There is also alcohol, nicotine, tobacco products like gutkha, etc which are also addictive.

What to do?

1. Talk to your brother. Maybe confronting him may not be a great idea immediately

2. Reason with him

3. Take professional help

4. Doctors usually conduct a few blood tests and check for blood levels of the drugs.

5. Treatment depends on the level of abuse, number of drugs abused, and several other factors.

6. Family support is extremely important at this stage

7. Don't treat him like a wayward person...treat him just like someone who needs help

8. Psychotherapy both for your brother and for the family is important as you all need to learn coping skills too

9. Sometimes, rehabilitation and admission may benefit.

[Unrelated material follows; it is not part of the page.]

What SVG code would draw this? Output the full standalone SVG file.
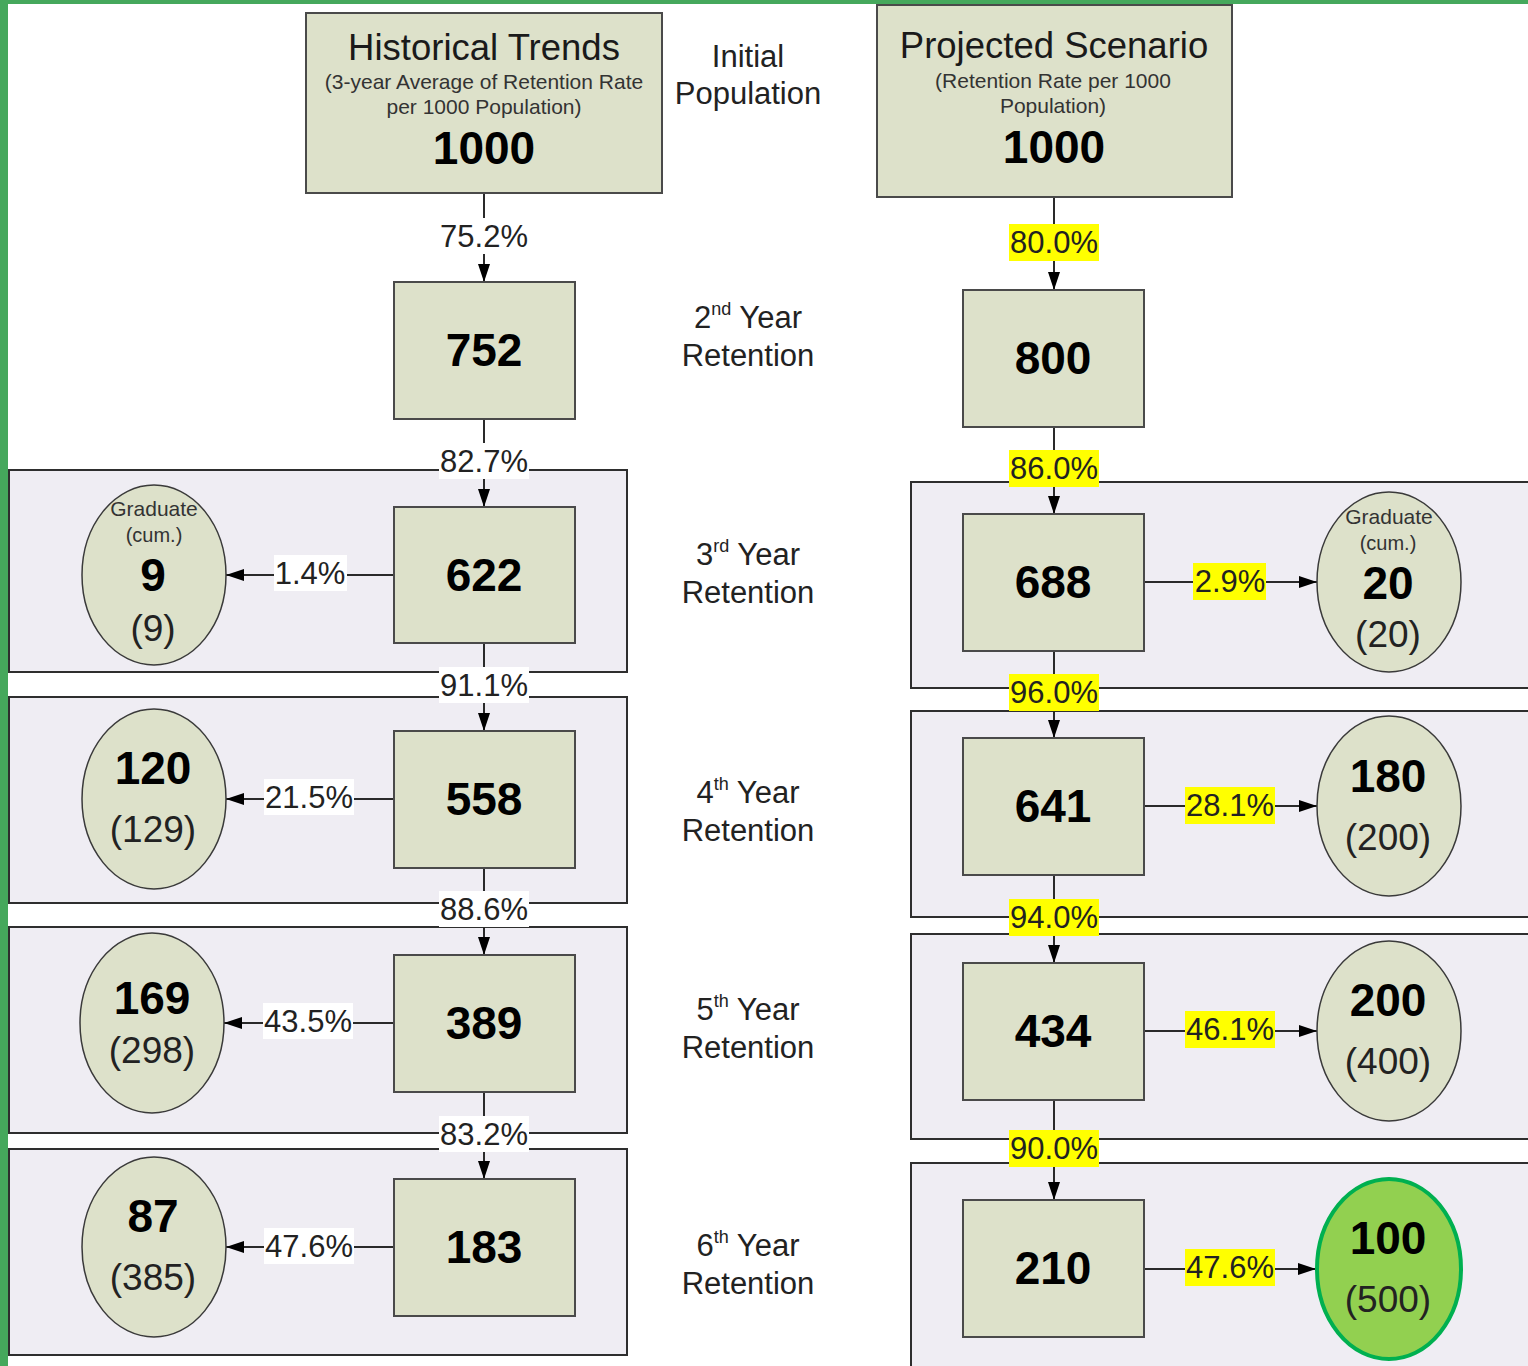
<svg xmlns="http://www.w3.org/2000/svg" width="1528" height="1366" viewBox="0 0 1528 1366">
<defs>
<style>
text{font-family:"Liberation Sans",Arial,sans-serif;fill:#1a1a1a;text-anchor:middle}
.box{fill:#dde1ca;stroke:#4a4a4a;stroke-width:2}
.band{fill:#efedf3;stroke:#2e2e2e;stroke-width:2}
.ell{fill:#dde1ca;stroke:#3a3a3a;stroke-width:1.5}
.big{font-size:46px;font-weight:bold;fill:#000}
.ttl{font-size:36.5px}
.sub{font-size:21px;fill:#333}
.mid{font-size:31px;fill:#222}
.pct{font-size:31px;fill:#222}
.par{font-size:37px;fill:#222}
.grad{font-size:21px;fill:#333}
.cum{font-size:20px;fill:#333}
.sup{font-size:18px}
.con{stroke:#2a2a2a;stroke-width:2;fill:none}
.wbg{fill:#fff}
.ybg{fill:#ffff00}
</style>
<marker id="ah" markerUnits="userSpaceOnUse" markerWidth="18" markerHeight="12" refX="18" refY="6" orient="auto" viewBox="0 0 18 12">
<path d="M0,0 L18,6 L0,12 Z" fill="#000"/>
</marker>
</defs>
<rect x="0" y="0" width="1528" height="1366" fill="#fff"/>
<rect x="0" y="0" width="1528" height="4" fill="#45a85c"/>
<rect x="0" y="0" width="8" height="1366" fill="#45a85c"/>

<g id="bands">
<rect class="band" x="9" y="470" width="618" height="202"/>
<rect class="band" x="9" y="697" width="618" height="206"/>
<rect class="band" x="9" y="927" width="618" height="206"/>
<rect class="band" x="9" y="1149" width="618" height="206"/>
<rect class="band" x="911" y="482" width="630" height="206"/>
<rect class="band" x="911" y="711" width="630" height="206"/>
<rect class="band" x="911" y="934" width="630" height="205"/>
<rect class="band" x="911" y="1163" width="630" height="220"/>
</g>

<g id="connectors">
<line class="con" x1="484" y1="193" x2="484" y2="282" marker-end="url(#ah)"/>
<line class="con" x1="484" y1="419" x2="484" y2="507" marker-end="url(#ah)"/>
<line class="con" x1="484" y1="643" x2="484" y2="731" marker-end="url(#ah)"/>
<line class="con" x1="484" y1="868" x2="484" y2="955" marker-end="url(#ah)"/>
<line class="con" x1="484" y1="1092" x2="484" y2="1179" marker-end="url(#ah)"/>
<line class="con" x1="394" y1="575" x2="226" y2="575" marker-end="url(#ah)"/>
<line class="con" x1="394" y1="799" x2="226" y2="799" marker-end="url(#ah)"/>
<line class="con" x1="394" y1="1023" x2="224" y2="1023" marker-end="url(#ah)"/>
<line class="con" x1="394" y1="1247" x2="226" y2="1247" marker-end="url(#ah)"/>
<line class="con" x1="1054" y1="197" x2="1054" y2="290" marker-end="url(#ah)"/>
<line class="con" x1="1054" y1="427" x2="1054" y2="514" marker-end="url(#ah)"/>
<line class="con" x1="1054" y1="651" x2="1054" y2="738" marker-end="url(#ah)"/>
<line class="con" x1="1054" y1="875" x2="1054" y2="963" marker-end="url(#ah)"/>
<line class="con" x1="1054" y1="1100" x2="1054" y2="1200" marker-end="url(#ah)"/>
<line class="con" x1="1144" y1="582" x2="1317" y2="582" marker-end="url(#ah)"/>
<line class="con" x1="1144" y1="806" x2="1317" y2="806" marker-end="url(#ah)"/>
<line class="con" x1="1144" y1="1031" x2="1317" y2="1031" marker-end="url(#ah)"/>
<line class="con" x1="1144" y1="1269" x2="1316" y2="1269" marker-end="url(#ah)"/>
<g id="labels">
<rect class="wbg" x="439" y="218" width="90" height="36"/><text class="pct" x="484" y="247">75.2%</text>
<rect class="wbg" x="439" y="443" width="90" height="36"/><text class="pct" x="484" y="472">82.7%</text>
<rect class="wbg" x="439" y="667" width="90" height="36"/><text class="pct" x="484" y="696">91.1%</text>
<rect class="wbg" x="439" y="891" width="90" height="36"/><text class="pct" x="484" y="920">88.6%</text>
<rect class="wbg" x="439" y="1116" width="90" height="36"/><text class="pct" x="484" y="1145">83.2%</text>
<rect class="wbg" x="274" y="555" width="73" height="36"/><text class="pct" x="310" y="584">1.4%</text>
<rect class="wbg" x="264" y="779" width="90" height="36"/><text class="pct" x="309" y="808">21.5%</text>
<rect class="wbg" x="263" y="1003" width="90" height="36"/><text class="pct" x="308" y="1032">43.5%</text>
<rect class="wbg" x="264" y="1228" width="90" height="36"/><text class="pct" x="309" y="1257">47.6%</text>
<rect class="ybg" x="1009" y="224" width="90" height="37"/><text class="pct" x="1054" y="253">80.0%</text>
<rect class="ybg" x="1009" y="450" width="90" height="37"/><text class="pct" x="1054" y="479">86.0%</text>
<rect class="ybg" x="1009" y="674" width="90" height="37"/><text class="pct" x="1054" y="703">96.0%</text>
<rect class="ybg" x="1009" y="899" width="90" height="37"/><text class="pct" x="1054" y="928">94.0%</text>
<rect class="ybg" x="1009" y="1130" width="90" height="37"/><text class="pct" x="1054" y="1159">90.0%</text>
<rect class="ybg" x="1193" y="563" width="73" height="37"/><text class="pct" x="1230" y="592">2.9%</text>
<rect class="ybg" x="1185" y="787" width="90" height="37"/><text class="pct" x="1230" y="816">28.1%</text>
<rect class="ybg" x="1185" y="1011" width="90" height="37"/><text class="pct" x="1230" y="1040">46.1%</text>
<rect class="ybg" x="1185" y="1249" width="90" height="37"/><text class="pct" x="1230" y="1278">47.6%</text>
</g>
</g>

<g id="hist-header">
<rect class="box" x="306" y="13" width="356" height="180"/>
<text class="ttl" x="484" y="60">Historical Trends</text>
<text class="sub" x="484" y="89">(3-year Average of Retention Rate</text>
<text class="sub" x="484" y="114">per 1000 Population)</text>
<text class="big" x="484" y="164">1000</text>
</g>
<g id="proj-header">
<rect class="box" x="877" y="5" width="355" height="192"/>
<text class="ttl" x="1054" y="58">Projected Scenario</text>
<text class="sub" x="1053" y="88">(Retention Rate per 1000</text>
<text class="sub" x="1053" y="113">Population)</text>
<text class="big" x="1054" y="163">1000</text>
</g>

<g id="row-labels">
<text class="mid" x="748" y="67">Initial</text>
<text class="mid" x="748" y="104">Population</text>
<text class="mid" x="748" y="328">2<tspan class="sup" dy="-13">nd</tspan><tspan dy="13"> Year</tspan></text>
<text class="mid" x="748" y="366">Retention</text>
<text class="mid" x="748" y="565">3<tspan class="sup" dy="-13">rd</tspan><tspan dy="13"> Year</tspan></text>
<text class="mid" x="748" y="603">Retention</text>
<text class="mid" x="748" y="803">4<tspan class="sup" dy="-13">th</tspan><tspan dy="13"> Year</tspan></text>
<text class="mid" x="748" y="841">Retention</text>
<text class="mid" x="748" y="1020">5<tspan class="sup" dy="-13">th</tspan><tspan dy="13"> Year</tspan></text>
<text class="mid" x="748" y="1058">Retention</text>
<text class="mid" x="748" y="1256">6<tspan class="sup" dy="-13">th</tspan><tspan dy="13"> Year</tspan></text>
<text class="mid" x="748" y="1294">Retention</text>
</g>

<g id="h752"><rect class="box" x="394" y="282" width="181" height="137"/><text class="big" x="484" y="366">752</text></g>
<g id="h622"><rect class="box" x="394" y="507" width="181" height="136"/><text class="big" x="484" y="591">622</text></g>
<g id="h558"><rect class="box" x="394" y="731" width="181" height="137"/><text class="big" x="484" y="815">558</text></g>
<g id="h389"><rect class="box" x="394" y="955" width="181" height="137"/><text class="big" x="484" y="1039">389</text></g>
<g id="h183"><rect class="box" x="394" y="1179" width="181" height="137"/><text class="big" x="484" y="1263">183</text></g>

<g id="p800"><rect class="box" x="963" y="290" width="181" height="137"/><text class="big" x="1053" y="374">800</text></g>
<g id="p688"><rect class="box" x="963" y="514" width="181" height="137"/><text class="big" x="1053" y="598">688</text></g>
<g id="p641"><rect class="box" x="963" y="738" width="181" height="137"/><text class="big" x="1053" y="822">641</text></g>
<g id="p434"><rect class="box" x="963" y="963" width="181" height="137"/><text class="big" x="1053" y="1047">434</text></g>
<g id="p210"><rect class="box" x="963" y="1200" width="181" height="137"/><text class="big" x="1053" y="1284">210</text></g>

<g id="hg1"><ellipse class="ell" cx="154" cy="575" rx="72" ry="90"/>
<text class="grad" x="154" y="516">Graduate</text><text class="cum" x="154" y="542">(cum.)</text>
<text class="big" x="153" y="591">9</text><text class="par" x="153" y="641">(9)</text></g>
<g id="hg2"><ellipse class="ell" cx="154" cy="799" rx="72" ry="90"/>
<text class="big" x="153" y="784">120</text><text class="par" x="153" y="842">(129)</text></g>
<g id="hg3"><ellipse class="ell" cx="152" cy="1023" rx="72" ry="90"/>
<text class="big" x="152" y="1014">169</text><text class="par" x="152" y="1063">(298)</text></g>
<g id="hg4"><ellipse class="ell" cx="154" cy="1247" rx="72" ry="90"/>
<text class="big" x="153" y="1232">87</text><text class="par" x="153" y="1290">(385)</text></g>

<g id="pg1"><ellipse class="ell" cx="1389" cy="582" rx="72" ry="90"/>
<text class="grad" x="1389" y="524">Graduate</text><text class="cum" x="1388" y="550">(cum.)</text>
<text class="big" x="1388" y="599">20</text><text class="par" x="1388" y="647">(20)</text></g>
<g id="pg2"><ellipse class="ell" cx="1389" cy="806" rx="72" ry="90"/>
<text class="big" x="1388" y="792">180</text><text class="par" x="1388" y="850">(200)</text></g>
<g id="pg3"><ellipse class="ell" cx="1389" cy="1031" rx="72" ry="90"/>
<text class="big" x="1388" y="1016">200</text><text class="par" x="1388" y="1074">(400)</text></g>
<g id="pg4"><ellipse cx="1389" cy="1269" rx="72" ry="90" fill="#92d050" stroke="#00b050" stroke-width="4"/>
<text class="big" x="1388" y="1254">100</text><text class="par" x="1388" y="1312">(500)</text></g>
</svg>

10. But be there for him during these tough times and help him by raising his self-esteem, understanding his triggers and dealing with his withdrawal symptoms and other issues

11. Understand that this is long drawn, relapses are common, and support systems are needed throughout

12. Depression is a very common outcome of most addictions as is psychosis.

Be aware of such symptoms too.

Having said all this. Sometimes youngsters may not be into drugs...See if your brother has symptoms of depression or anxiety. Is he going through some trauma? Don't be judgmental...gentle understanding can make him open up. Youngsters dabble with drugs for many reasons…peer pressure or curiosity are not the only reasons. Sometimes, psychological stress can also cause one to walk that path.

Take him out for a walk and talk to him. Don't be stern or angry…but practice 'firm love', which means..."what you are doing is probably not ok but my love for you isn't diminished! Let me help you!"

Good luck and hope your brother, is able to confront and deal with his problems over time. I wish you all fortitude to deal with this and help him through.

Note: The list of symptoms and names of the substances are not exhaustive. Please seek professional help to learn more.

- Dr Purnima Nagaraja, Consultant Psychiatrist and Psychotherapist.